◆ EXERCISE PROMPT:
In the listing that follows, retype every line from the first through the one containing "otherLegendLabels = ['Megaloptera', 'Coleoptera', 'Odonata'];". Pictures are to be left out.

◆ SUPPLIED MATERIAL:

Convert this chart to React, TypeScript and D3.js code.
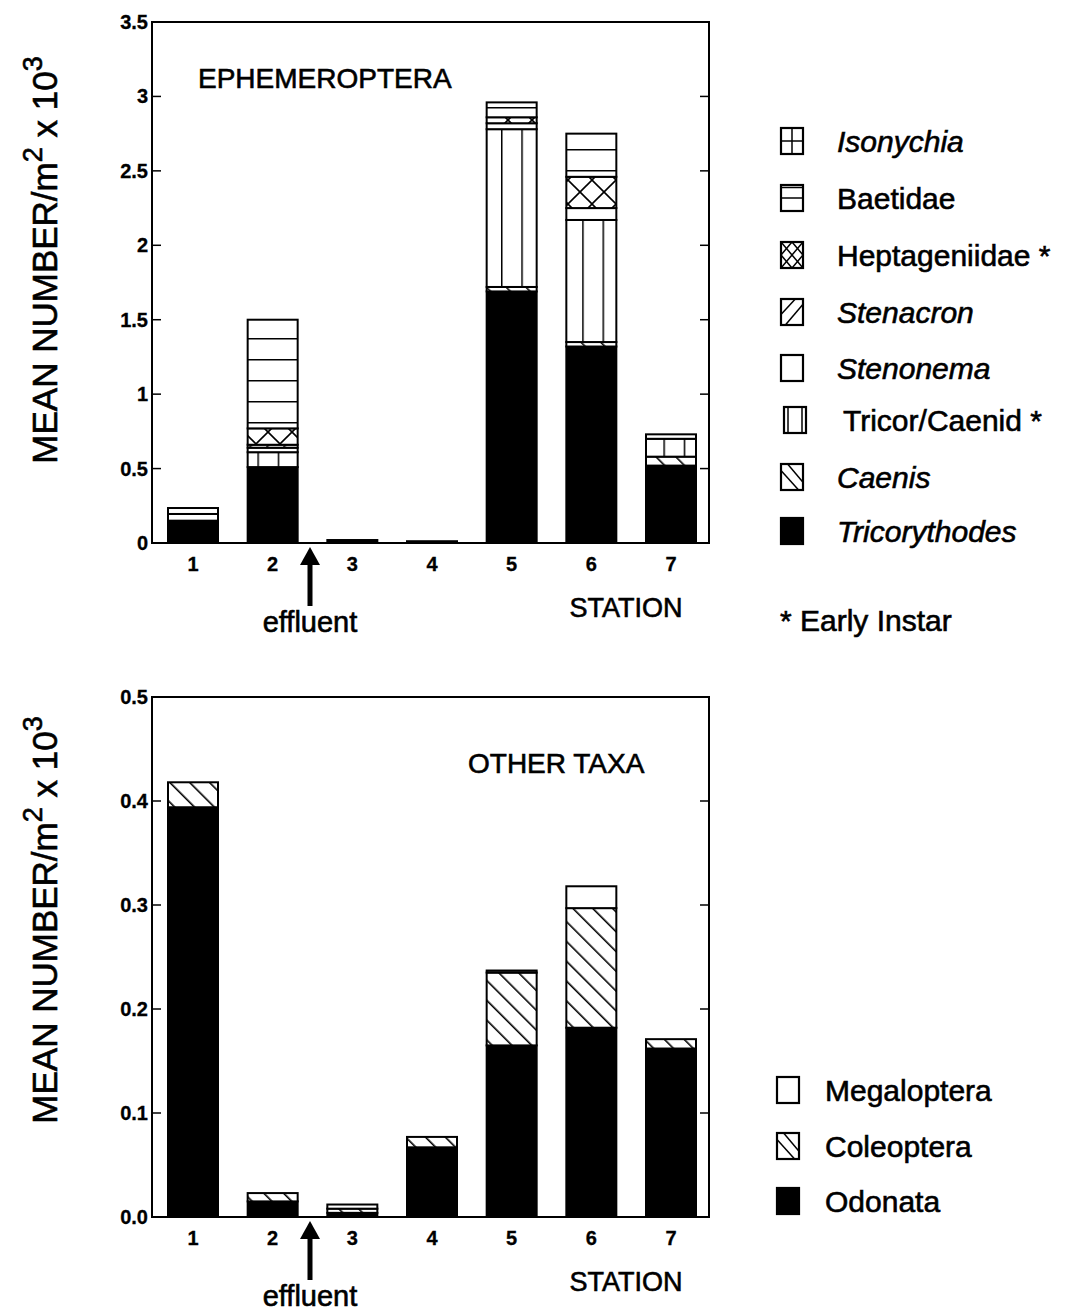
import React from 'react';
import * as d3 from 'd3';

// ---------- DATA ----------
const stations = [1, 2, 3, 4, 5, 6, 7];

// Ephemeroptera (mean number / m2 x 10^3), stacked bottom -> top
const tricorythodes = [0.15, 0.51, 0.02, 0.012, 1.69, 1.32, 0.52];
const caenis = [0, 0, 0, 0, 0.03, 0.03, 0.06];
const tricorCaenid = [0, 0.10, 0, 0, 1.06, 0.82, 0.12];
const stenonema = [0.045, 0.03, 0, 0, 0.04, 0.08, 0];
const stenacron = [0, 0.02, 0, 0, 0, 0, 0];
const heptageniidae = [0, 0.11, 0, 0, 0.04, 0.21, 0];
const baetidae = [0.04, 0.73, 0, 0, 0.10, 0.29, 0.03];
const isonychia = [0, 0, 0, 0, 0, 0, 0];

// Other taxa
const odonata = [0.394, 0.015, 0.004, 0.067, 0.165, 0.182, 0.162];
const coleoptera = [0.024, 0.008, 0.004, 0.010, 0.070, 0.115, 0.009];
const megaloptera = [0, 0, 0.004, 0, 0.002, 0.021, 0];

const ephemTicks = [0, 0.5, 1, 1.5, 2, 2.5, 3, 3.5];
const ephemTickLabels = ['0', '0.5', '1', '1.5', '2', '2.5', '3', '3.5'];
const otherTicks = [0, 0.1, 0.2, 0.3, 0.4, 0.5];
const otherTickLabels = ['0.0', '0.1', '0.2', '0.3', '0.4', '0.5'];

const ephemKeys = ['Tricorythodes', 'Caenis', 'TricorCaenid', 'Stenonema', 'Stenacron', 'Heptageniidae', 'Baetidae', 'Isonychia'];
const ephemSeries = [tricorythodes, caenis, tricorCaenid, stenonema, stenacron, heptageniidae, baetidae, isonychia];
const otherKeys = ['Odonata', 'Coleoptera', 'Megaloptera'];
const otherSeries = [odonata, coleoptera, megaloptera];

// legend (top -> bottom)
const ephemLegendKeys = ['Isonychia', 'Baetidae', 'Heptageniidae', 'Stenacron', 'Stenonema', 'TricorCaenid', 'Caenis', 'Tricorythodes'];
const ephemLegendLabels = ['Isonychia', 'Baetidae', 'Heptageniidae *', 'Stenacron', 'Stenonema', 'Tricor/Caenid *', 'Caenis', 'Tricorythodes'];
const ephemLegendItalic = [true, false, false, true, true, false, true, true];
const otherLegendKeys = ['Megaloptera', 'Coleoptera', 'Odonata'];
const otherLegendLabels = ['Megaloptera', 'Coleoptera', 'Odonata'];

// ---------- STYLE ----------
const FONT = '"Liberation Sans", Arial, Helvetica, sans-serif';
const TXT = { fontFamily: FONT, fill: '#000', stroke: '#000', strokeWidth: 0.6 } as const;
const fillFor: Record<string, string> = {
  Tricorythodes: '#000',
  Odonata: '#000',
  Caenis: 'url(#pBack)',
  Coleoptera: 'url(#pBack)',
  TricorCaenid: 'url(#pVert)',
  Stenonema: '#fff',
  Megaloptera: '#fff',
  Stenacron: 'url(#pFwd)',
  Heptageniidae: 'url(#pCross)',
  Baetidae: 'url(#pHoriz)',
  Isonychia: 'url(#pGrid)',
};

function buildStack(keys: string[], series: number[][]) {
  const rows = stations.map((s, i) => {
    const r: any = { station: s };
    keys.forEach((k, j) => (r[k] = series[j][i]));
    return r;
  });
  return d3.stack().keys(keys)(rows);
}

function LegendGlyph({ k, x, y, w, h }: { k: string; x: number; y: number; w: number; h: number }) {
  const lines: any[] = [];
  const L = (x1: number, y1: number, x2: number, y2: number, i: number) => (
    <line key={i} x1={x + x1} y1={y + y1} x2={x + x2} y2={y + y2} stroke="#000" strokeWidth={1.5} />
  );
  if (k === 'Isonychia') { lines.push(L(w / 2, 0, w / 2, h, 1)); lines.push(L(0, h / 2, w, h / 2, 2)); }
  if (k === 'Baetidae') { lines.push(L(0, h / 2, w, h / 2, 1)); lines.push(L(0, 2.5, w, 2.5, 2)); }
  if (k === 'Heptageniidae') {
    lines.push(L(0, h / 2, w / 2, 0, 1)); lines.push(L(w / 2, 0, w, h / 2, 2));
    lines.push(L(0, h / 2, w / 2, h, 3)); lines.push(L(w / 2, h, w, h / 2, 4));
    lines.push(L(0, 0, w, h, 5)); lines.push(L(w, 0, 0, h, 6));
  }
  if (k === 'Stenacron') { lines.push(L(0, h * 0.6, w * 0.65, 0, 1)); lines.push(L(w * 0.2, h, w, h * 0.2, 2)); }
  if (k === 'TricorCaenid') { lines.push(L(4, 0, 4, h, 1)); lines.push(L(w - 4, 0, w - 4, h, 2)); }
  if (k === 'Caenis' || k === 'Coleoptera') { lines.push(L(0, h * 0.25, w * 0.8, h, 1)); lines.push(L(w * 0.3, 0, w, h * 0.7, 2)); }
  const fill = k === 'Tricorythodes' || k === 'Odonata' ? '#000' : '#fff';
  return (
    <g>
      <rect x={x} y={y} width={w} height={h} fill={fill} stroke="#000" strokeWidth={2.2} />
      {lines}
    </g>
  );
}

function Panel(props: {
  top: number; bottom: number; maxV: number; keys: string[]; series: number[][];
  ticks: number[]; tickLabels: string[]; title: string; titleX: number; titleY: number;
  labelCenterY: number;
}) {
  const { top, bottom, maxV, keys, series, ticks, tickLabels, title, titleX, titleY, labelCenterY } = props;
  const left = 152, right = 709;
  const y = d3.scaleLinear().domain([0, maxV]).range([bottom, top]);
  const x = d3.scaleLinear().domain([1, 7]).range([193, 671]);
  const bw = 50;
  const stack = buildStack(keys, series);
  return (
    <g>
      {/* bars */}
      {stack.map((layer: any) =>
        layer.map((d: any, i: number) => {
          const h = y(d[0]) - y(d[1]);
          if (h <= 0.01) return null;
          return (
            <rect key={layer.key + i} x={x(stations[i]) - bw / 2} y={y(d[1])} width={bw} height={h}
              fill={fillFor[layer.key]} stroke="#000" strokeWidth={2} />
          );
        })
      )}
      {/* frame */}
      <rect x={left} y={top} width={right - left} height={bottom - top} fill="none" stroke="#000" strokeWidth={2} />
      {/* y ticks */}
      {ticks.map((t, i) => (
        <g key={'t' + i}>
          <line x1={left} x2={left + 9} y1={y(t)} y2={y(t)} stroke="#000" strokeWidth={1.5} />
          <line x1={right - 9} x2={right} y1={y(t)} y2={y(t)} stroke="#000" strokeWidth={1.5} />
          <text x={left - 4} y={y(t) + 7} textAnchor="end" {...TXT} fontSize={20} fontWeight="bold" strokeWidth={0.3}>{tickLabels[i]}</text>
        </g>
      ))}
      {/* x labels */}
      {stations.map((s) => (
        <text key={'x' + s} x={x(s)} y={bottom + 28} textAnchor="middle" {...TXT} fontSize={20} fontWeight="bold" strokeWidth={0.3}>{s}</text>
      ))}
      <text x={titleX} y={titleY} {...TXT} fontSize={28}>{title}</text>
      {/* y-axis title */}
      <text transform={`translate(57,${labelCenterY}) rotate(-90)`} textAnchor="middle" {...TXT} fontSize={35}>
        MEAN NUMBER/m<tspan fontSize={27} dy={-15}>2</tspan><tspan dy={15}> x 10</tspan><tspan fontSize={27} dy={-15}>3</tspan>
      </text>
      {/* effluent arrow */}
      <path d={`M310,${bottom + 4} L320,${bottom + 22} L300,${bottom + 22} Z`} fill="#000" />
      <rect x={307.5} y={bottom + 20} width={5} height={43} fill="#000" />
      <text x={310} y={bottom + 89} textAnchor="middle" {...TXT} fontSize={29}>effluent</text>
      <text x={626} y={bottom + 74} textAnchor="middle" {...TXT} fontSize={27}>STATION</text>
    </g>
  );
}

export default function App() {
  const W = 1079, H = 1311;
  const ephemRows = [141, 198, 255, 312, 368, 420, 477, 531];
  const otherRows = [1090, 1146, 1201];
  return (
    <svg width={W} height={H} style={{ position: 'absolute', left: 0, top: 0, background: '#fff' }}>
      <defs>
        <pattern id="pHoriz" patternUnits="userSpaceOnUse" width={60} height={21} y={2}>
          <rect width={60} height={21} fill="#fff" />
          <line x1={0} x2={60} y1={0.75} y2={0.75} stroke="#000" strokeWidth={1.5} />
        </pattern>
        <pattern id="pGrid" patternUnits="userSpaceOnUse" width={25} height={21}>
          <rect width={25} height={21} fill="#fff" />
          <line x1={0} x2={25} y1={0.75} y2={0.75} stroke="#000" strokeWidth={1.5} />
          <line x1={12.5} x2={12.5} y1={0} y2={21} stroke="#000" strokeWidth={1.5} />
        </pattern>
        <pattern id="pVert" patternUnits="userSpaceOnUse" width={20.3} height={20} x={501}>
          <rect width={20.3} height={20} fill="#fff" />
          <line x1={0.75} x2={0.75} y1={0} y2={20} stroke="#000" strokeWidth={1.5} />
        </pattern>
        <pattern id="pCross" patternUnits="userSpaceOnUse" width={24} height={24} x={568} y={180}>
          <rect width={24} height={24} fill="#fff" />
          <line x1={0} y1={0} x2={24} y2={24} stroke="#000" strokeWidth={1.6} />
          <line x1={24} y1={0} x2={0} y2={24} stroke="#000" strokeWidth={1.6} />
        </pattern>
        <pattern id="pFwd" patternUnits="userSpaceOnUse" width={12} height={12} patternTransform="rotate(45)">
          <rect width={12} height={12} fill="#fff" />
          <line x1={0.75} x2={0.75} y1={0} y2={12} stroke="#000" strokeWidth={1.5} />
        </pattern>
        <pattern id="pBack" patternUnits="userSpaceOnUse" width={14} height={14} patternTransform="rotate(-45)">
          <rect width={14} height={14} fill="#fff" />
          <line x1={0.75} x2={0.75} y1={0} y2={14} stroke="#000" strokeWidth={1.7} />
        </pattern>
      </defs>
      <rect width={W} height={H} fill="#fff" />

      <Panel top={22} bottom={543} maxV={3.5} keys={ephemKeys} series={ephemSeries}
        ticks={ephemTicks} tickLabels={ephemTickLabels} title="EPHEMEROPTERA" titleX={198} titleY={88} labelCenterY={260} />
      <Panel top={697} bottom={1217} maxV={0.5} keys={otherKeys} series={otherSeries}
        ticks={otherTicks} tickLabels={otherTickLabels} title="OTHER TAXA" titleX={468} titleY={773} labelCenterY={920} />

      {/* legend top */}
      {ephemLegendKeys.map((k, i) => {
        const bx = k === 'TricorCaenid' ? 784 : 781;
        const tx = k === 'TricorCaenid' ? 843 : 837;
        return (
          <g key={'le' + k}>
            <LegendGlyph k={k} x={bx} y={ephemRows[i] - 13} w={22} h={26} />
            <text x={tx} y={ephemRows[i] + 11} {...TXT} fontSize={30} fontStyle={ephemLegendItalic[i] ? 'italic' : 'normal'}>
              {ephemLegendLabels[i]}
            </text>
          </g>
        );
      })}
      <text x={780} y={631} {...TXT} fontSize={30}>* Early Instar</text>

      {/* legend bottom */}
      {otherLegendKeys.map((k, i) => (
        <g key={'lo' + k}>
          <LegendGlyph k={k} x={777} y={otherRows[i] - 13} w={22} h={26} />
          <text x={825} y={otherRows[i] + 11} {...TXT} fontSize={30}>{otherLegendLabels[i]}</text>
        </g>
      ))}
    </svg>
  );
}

◆ EXERCISE ANSWER:
Convert this chart to React, TypeScript and D3.js code.
import React from 'react';
import * as d3 from 'd3';

// ---------- DATA ----------
const stations = [1, 2, 3, 4, 5, 6, 7];

// Ephemeroptera (mean number / m2 x 10^3), stacked bottom -> top
const tricorythodes = [0.15, 0.51, 0.02, 0.012, 1.69, 1.32, 0.52];
const caenis = [0, 0, 0, 0, 0.03, 0.03, 0.06];
const tricorCaenid = [0, 0.10, 0, 0, 1.06, 0.82, 0.12];
const stenonema = [0.045, 0.03, 0, 0, 0.04, 0.08, 0];
const stenacron = [0, 0.02, 0, 0, 0, 0, 0];
const heptageniidae = [0, 0.11, 0, 0, 0.04, 0.21, 0];
const baetidae = [0.04, 0.73, 0, 0, 0.10, 0.29, 0.03];
const isonychia = [0, 0, 0, 0, 0, 0, 0];

// Other taxa
const odonata = [0.394, 0.015, 0.004, 0.067, 0.165, 0.182, 0.162];
const coleoptera = [0.024, 0.008, 0.004, 0.010, 0.070, 0.115, 0.009];
const megaloptera = [0, 0, 0.004, 0, 0.002, 0.021, 0];

const ephemTicks = [0, 0.5, 1, 1.5, 2, 2.5, 3, 3.5];
const ephemTickLabels = ['0', '0.5', '1', '1.5', '2', '2.5', '3', '3.5'];
const otherTicks = [0, 0.1, 0.2, 0.3, 0.4, 0.5];
const otherTickLabels = ['0.0', '0.1', '0.2', '0.3', '0.4', '0.5'];

const ephemKeys = ['Tricorythodes', 'Caenis', 'TricorCaenid', 'Stenonema', 'Stenacron', 'Heptageniidae', 'Baetidae', 'Isonychia'];
const ephemSeries = [tricorythodes, caenis, tricorCaenid, stenonema, stenacron, heptageniidae, baetidae, isonychia];
const otherKeys = ['Odonata', 'Coleoptera', 'Megaloptera'];
const otherSeries = [odonata, coleoptera, megaloptera];

// legend (top -> bottom)
const ephemLegendKeys = ['Isonychia', 'Baetidae', 'Heptageniidae', 'Stenacron', 'Stenonema', 'TricorCaenid', 'Caenis', 'Tricorythodes'];
const ephemLegendLabels = ['Isonychia', 'Baetidae', 'Heptageniidae *', 'Stenacron', 'Stenonema', 'Tricor/Caenid *', 'Caenis', 'Tricorythodes'];
const ephemLegendItalic = [true, false, false, true, true, false, true, true];
const otherLegendKeys = ['Megaloptera', 'Coleoptera', 'Odonata'];
const otherLegendLabels = ['Megaloptera', 'Coleoptera', 'Odonata'];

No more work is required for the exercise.